We reached Tash Kurgan and settled in the hotel for the night, with a little side trip to a local welder to weld a broken box frame, a 5 minute job, costing a total of 1.50$. The following morning we went to the Chinese immigration and took care of the exit formalities. The efficiency and thoroughness, meant that it was very slow, but of course nothing compared to Tashanta or Turkmenistan! So after 3 1/2 hours we were on our way. No more Chinese license plates, but we got to keep our licenses and various other documentation as souvenirs.

 
 

The actual border to Pakistan was another 200 km further on along the Karakoram Highway. The road here absolutely perfect, totally flat, and for the most part pretty straight, as it runs through a very wide valley floor toward the Kunjerab pass. Along the way we got to glimpse the famous K2 mountain just off to our port side (left) as we were climbing up to 4700 meters where the pass is.

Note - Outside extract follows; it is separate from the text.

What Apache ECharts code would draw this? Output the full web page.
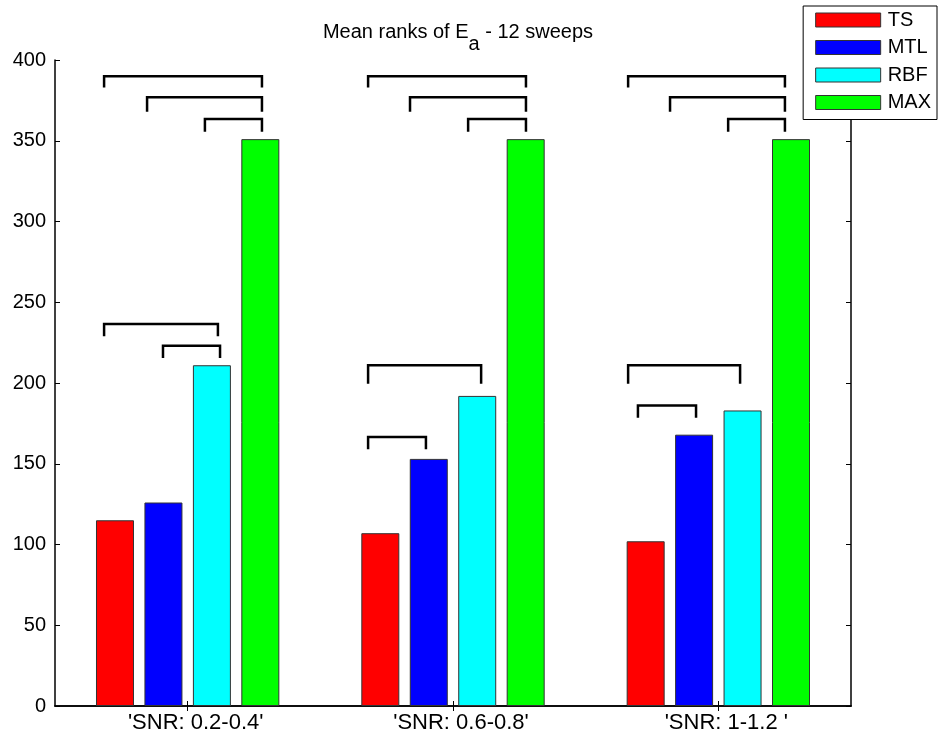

Luckily for us it was a beautiful day and we got a great look at all the mountains around us. After two more quick checkpoints we were at the top of Kunjerab and in Pakistan. The lone guard here is just for looks, as all the formalities are taken care of many km further down in the valley.

INFOS
This journal entry for China is a bit misleading, as the area which in we were can barely be considered China. The people, particularly outside the Kashi, were exactly was they had been in Kyrgyzstan, and more than likely, just as those in Tajikistan. I was told by my guide that he was taking mandarin lessons as he couldn't speak Chinese. Which in this part of the country could hardly be seen as a handicap. He also told me that the Chinese government was actively importing "Chinese" (the Han, larges population group in China) to this part of the country, in order to insure that the populations was suitably "diluted" for its taste.